Auch die beiden sozialdemokratischen Parteien vereinigen sich am 27. September 1990 zur gesamtdeutschen SPD. Kurz vor dem Beitritt der DDR zur Bundesrepublik schließen sich am 1. Oktober 1990 in Hamburg die CDU-Verbände aus dem noch geteilten Deutschland zur gesamtdeutschen CDU zusammen.
Einen Tag nach der Bundestagwahl vom 2. Dezember 1990 vereinigen sich auch die ostdeutschen Grünen mit ihrer westdeutschen Schwesterpartei. 1993 entsteht der Zusammenschluss Bündnis90/Die Grünen.
Am 20. September 1990 stimmen beide Parlamente dem rund 900 Seiten starken Einigungsvertrag, der den Beitritt der DDR zur Bundesrepublik Deutschland zum 3. Oktober 1990 regelt, zu: Die Abgeordneten der Volkskammer stimmen mit 299 von 380 Stimmen für den Vertrag, die des Bundestags mit 440 Ja-, bei 47 Nein-Stimmen und drei Enthaltungen.
Voraussetzung für den Einigungsvertrag ist der Abschluss des "Vertrags über die abschließende Regelung in Bezug auf Deutschland" (Zwei-plus-Vier-Vertrag) zwischen der Bundesrepublik Deutschland und der DDR einerseits sowie zwischen Frankreich, Großbritannien, den USA und der Sowjetunion andererseits.
In diesem Vertrag verzichten die vier Siegermächte auf ihre Vorbehaltsrechte gegenüber Deutschland, sodass das vereinte Deutschland seine volle Souveränität erhält. Der Vertrag, mit dem zugleich die Grenzen des wiedervereinigten Deutschland endgültig festgeschrieben werden, wird am 12. September 1990 unterzeichnet.
Zehn Artikel regeln äußere Aspekte der Wiedervereinigung Deutschlands: Neben der Grenzfrage auch die Fragen der Bündniszugehörigkeit, Truppenstärke und des Verzichts auf ABC-Waffen. Als letzter Vertragspartner wird am 3. März 1991 die Sowjetunion den Vertrag ratifizieren.

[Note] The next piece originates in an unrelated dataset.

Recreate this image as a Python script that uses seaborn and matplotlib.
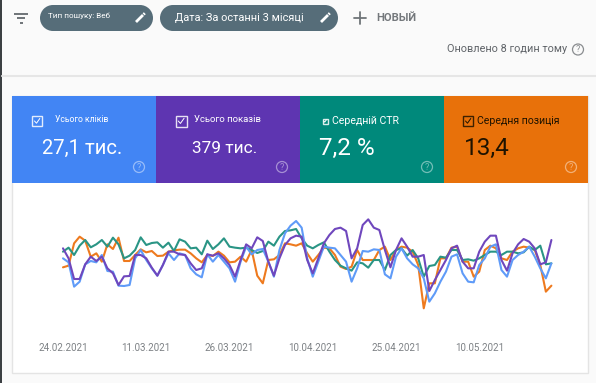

Da die Vier Mächte sich darauf verständigt haben, ihre restlichen Vorbehaltsrechte, die erst nach Inkrafttreten des Zwei-Plus-Vier-Vertrages erlöschen, ab dem 3. Oktober 1990 zu suspendieren, verfügt die Bundesrepublik von diesem Tag an über die volle Souveränität.
Schon am 4. Oktober konstituiert sich der erste gesamtdeutsche Bundestag im Berliner Reichstagsgebäude. Ingesamt 663 Abgeordnete, 519 Mitglieder des alten Bundestages und 144 von der Volkskammer der DDR gewählte Mitglieder, kommen zur ersten Sitzung des ersten gesamtdeutschen Bundestages zusammen. Als eine seiner ersten Amtshandlungen nimmt der gesamtdeutsche Bundestag am 5. Oktober den Zwei-Plus-Vier-Vertrag an.